Eğitimde eşitlik, eğitimin bir hak olduğu kabulünden hareketle herkesin eğitim olanaklarına erişebilmesi/ulaşabilmesi ve bu olanaklardan yararlanabilmesi anlamına gelir. Bu ise,  kamusal kaynaklarla finanse edilerek kamu tarafından parasız biçimde yerine getirilen bir eğitim sistemi ile mümkündür. Genel olarak eğitimin, özelde yükseköğretimin parasız olması, salt öğrencilerden harç vb. adlar altında belli paraların alınmamasını değil aynı zamanda öğrencilerin ders materyallerinin, beslenme ve barınma giderlerinin büyük ölçüde parasız olmasını gerektirir. Dahası, maddi yaşam koşulları iyi olmayan öğrencilere eğitimlerini sürdürebilmeleri açısından ailelerinin gelirlerine göre değişecek bir maddi destek sağlanabilmelidir.
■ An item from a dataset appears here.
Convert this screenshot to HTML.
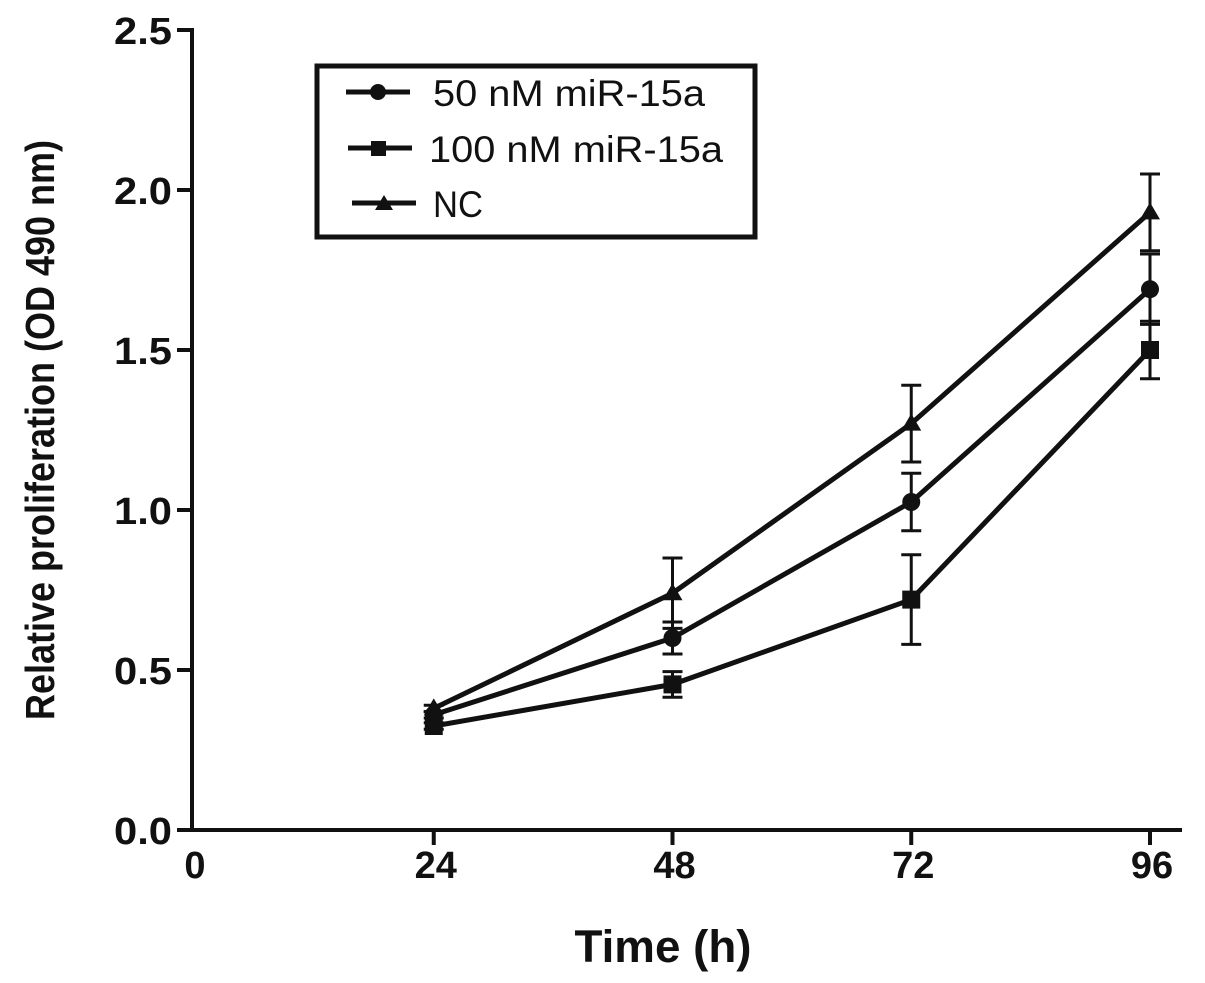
<!DOCTYPE html>
<html><head><meta charset="utf-8"><style>
html,body{margin:0;padding:0;background:#fff;}
svg{display:block;font-family:"Liberation Sans",Arial,sans-serif;}
</style></head><body>
<svg id="chart" width="1205" height="983" viewBox="0 0 1205 983">
<g id="axes"></g><g id="series"></g>
<g>
<rect x="317" y="66" width="438" height="171" fill="#fff" stroke="#111" stroke-width="5"/>
<g>
<line x1="346" y1="92" x2="410" y2="92" stroke="#111" stroke-width="5"/><circle cx="378" cy="92" r="8" fill="#111"/>
<text x="433" y="106" font-size="37" fill="#111" textLength="272" lengthAdjust="spacingAndGlyphs">50 nM miR-15a</text></g>
<g>
<line x1="348" y1="148" x2="412" y2="148" stroke="#111" stroke-width="5"/><rect x="371" y="141" width="15" height="15" fill="#111"/>
<text x="429" y="162" font-size="37" fill="#111" textLength="294" lengthAdjust="spacingAndGlyphs">100 nM miR-15a</text></g>
<g>
<line x1="352" y1="203" x2="416" y2="203" stroke="#111" stroke-width="5"/><polygon points="384,195 393,210 375,210" fill="#111"/>
<text x="433" y="217" font-size="37" fill="#111" textLength="50" lengthAdjust="spacingAndGlyphs">NC</text></g>
</g>
<text x="663" y="962" font-size="45" font-weight="bold" text-anchor="middle" fill="#111" textLength="177" lengthAdjust="spacingAndGlyphs">Time (h)</text>
<text transform="translate(54,430) rotate(-90)" font-size="41" font-weight="bold" text-anchor="middle" fill="#111" textLength="580" lengthAdjust="spacingAndGlyphs">Relative proliferation (OD 490 nm)</text>
</svg>
<script>
const xTicks=[0,24,48,72,96];
const yTicks=[0,0.5,1.0,1.5,2.0,2.5];
const times=[24,48,72,96];
const nc=[0.38,0.74,1.27,1.93];
const ncErr=[0.01,0.11,0.12,0.12];
const nm50=[0.36,0.60,1.025,1.69];
const nm50Err=[0.01,0.05,0.09,0.11];
const nm100=[0.325,0.455,0.72,1.50];
const nm100Err=[0.01,0.04,0.14,0.09];
const NS='http://www.w3.org/2000/svg';
const X=v=>195+v*(1150-195)/96;
const Y=v=>830-v*320;
function mk(tag,attrs,parent){const e=document.createElementNS(NS,tag);for(const k in attrs)e.setAttribute(k,attrs[k]);parent.appendChild(e);return e;}
const ax=document.getElementById('axes');
let e=mk('line',{x1:192,y1:28,x2:192,y2:832,stroke:'#111','stroke-width':4},ax);


e=mk('line',{x1:177,y1:830,x2:1182,y2:830,stroke:'#111','stroke-width':4},ax);


yTicks.forEach(t=>{
 mk('line',{x1:177,y1:Y(t),x2:192,y2:Y(t),stroke:'#111','stroke-width':4},ax);
 const tx=mk('text',{x:172,y:Y(t)+14,'font-size':38,'font-weight':'bold','text-anchor':'end',fill:'#111',textLength:58,lengthAdjust:'spacingAndGlyphs'},ax);
 tx.textContent=t.toFixed(1);
 
 
});
xTicks.forEach(t=>{
 if(t>0)mk('line',{x1:X(t),y1:830,x2:X(t),y2:845,stroke:'#111','stroke-width':4},ax);
 const tx=mk('text',{x:X(t)+(t===0?0:2),y:878,'font-size':38,'font-weight':'bold','text-anchor':'middle',fill:'#111'},ax);
 tx.textContent=t;
 
 
});
const sg=document.getElementById('series');
function series(name,vals,errs,marker){
 const g=mk('g',{},sg);
 
 
 mk('polyline',{points:times.map((t,i)=>X(t)+','+Y(vals[i])).join(' '),fill:'none',stroke:'#111','stroke-width':5},g);
 times.forEach((t,i)=>{
  const x=X(t),y=Y(vals[i]),hi=Y(vals[i]+errs[i]),lo=Y(vals[i]-errs[i]);
  mk('line',{x1:x,y1:hi,x2:x,y2:lo,stroke:'#111','stroke-width':3},g);
  mk('line',{x1:x-10,y1:hi,x2:x+10,y2:hi,stroke:'#111','stroke-width':3},g);
  mk('line',{x1:x-10,y1:lo,x2:x+10,y2:lo,stroke:'#111','stroke-width':3},g);
  let m;
  if(marker==='circle')m=mk('circle',{cx:x,cy:y,r:9,fill:'#111'},g);
  else if(marker==='square')m=mk('rect',{x:x-9,y:y-9,width:18,height:18,fill:'#111'},g);
  else m=mk('polygon',{points:`${x},${y-10} ${x+10},${y+7} ${x-10},${y+7}`,fill:'#111'},g);
  
  
 });
}
series('series-nc',nc,ncErr,'triangle');
series('series-50nm',nm50,nm50Err,'circle');
series('series-100nm',nm100,nm100Err,'square');
</script>
</body></html>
Bu bağlamda üniversitelerde kısmi zamanlı öğrenci çalıştırılması olgusu, öğrencilerin eğitimlerini devam ettirebilmek için çalışmak zorunda kaldıklarının, dolayısıyla Türkiye`de yükseköğretimin giderek artan ölçüde paralı hale geldiğinin bir göstergesidir. Öğrencilerin kendi bireysel-toplumsal gelişimlerini sağlayacak biçimde eğitim süreçlerinde yer almak yerine maddi olanaksızlıklar nedeniyle üniversitelerin belli birimlerinde düşük ücretlerle çalıştırılmaya mahkûm edilmesi, yetkililerin üzerine düşünmesini gerektiren bir konudur. Üstelik YÖK, bütün bunları göz ardı ederek öğrenci harçlarına yüksek oranlı zamlar yapabilmektedir.
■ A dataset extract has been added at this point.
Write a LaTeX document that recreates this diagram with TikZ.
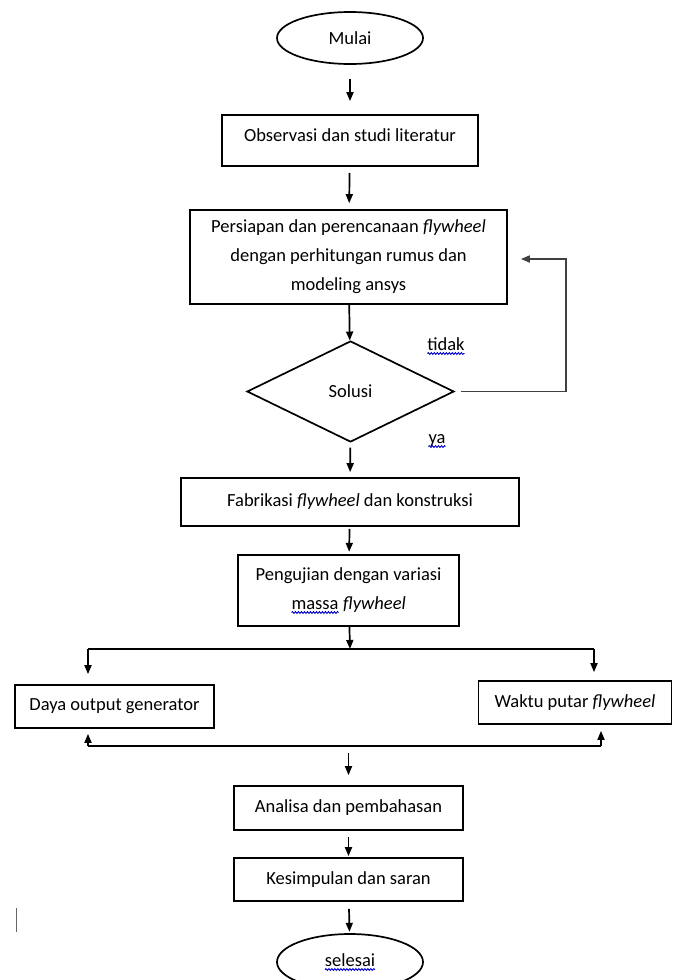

Taslak ilk bakışta geçimini sağlayamayan öğrencilere yükseköğretim hayatlarını sürdürebilmeleri için bir imkan tanındığı izlenimi vermektedir. Oysa üniversite öğrencisinin asli işi, öğrenciliktir. Görülmektedir ki amaç, öğrencileri güvencesiz ve esnek çalışma biçimleriyle istihdam ederek üniversitelerde güvenceli istihdam biçimlerinin kökünü kazımaktır. Bu durum, kabul edilebilir değildir. Önümüzde duran ciddi sorun, öğrenci işçilik durumudur. Sonuçta, bu taslak üniversitede/yükseköğretimde kısmi zamanlı çalışan öğrencilerin durumlarını iyileştirmeye gitmemekte, aksine ücretli kölelik rejimini kurumsallaştırmaya yönelmektedir.

Eğitim Sen, öğrencilerin barınma, gıda ve araştırma masraflarını insanca karşılayacak düzeyde bir destek gelirinin yürürlüğe konmasını, üniversite öğrencilerini üniversite kapılarından döndüren harç uygulamasına derhal son verilmesini ve üniversitede hizmetlerin güvencesiz/esnek istihdam biçimleri ve kölelik ücretleriyle çalışan öğrenciler eliyle değil, güvenceli istihdam edilen kadrolu kamu personeli yoluyla görülmesini savunmaktadır. Unutulmamalı ki üniversite, binaların girişindeki tabelalara “üniversite” yazılmasıyla kurulmamaktadır.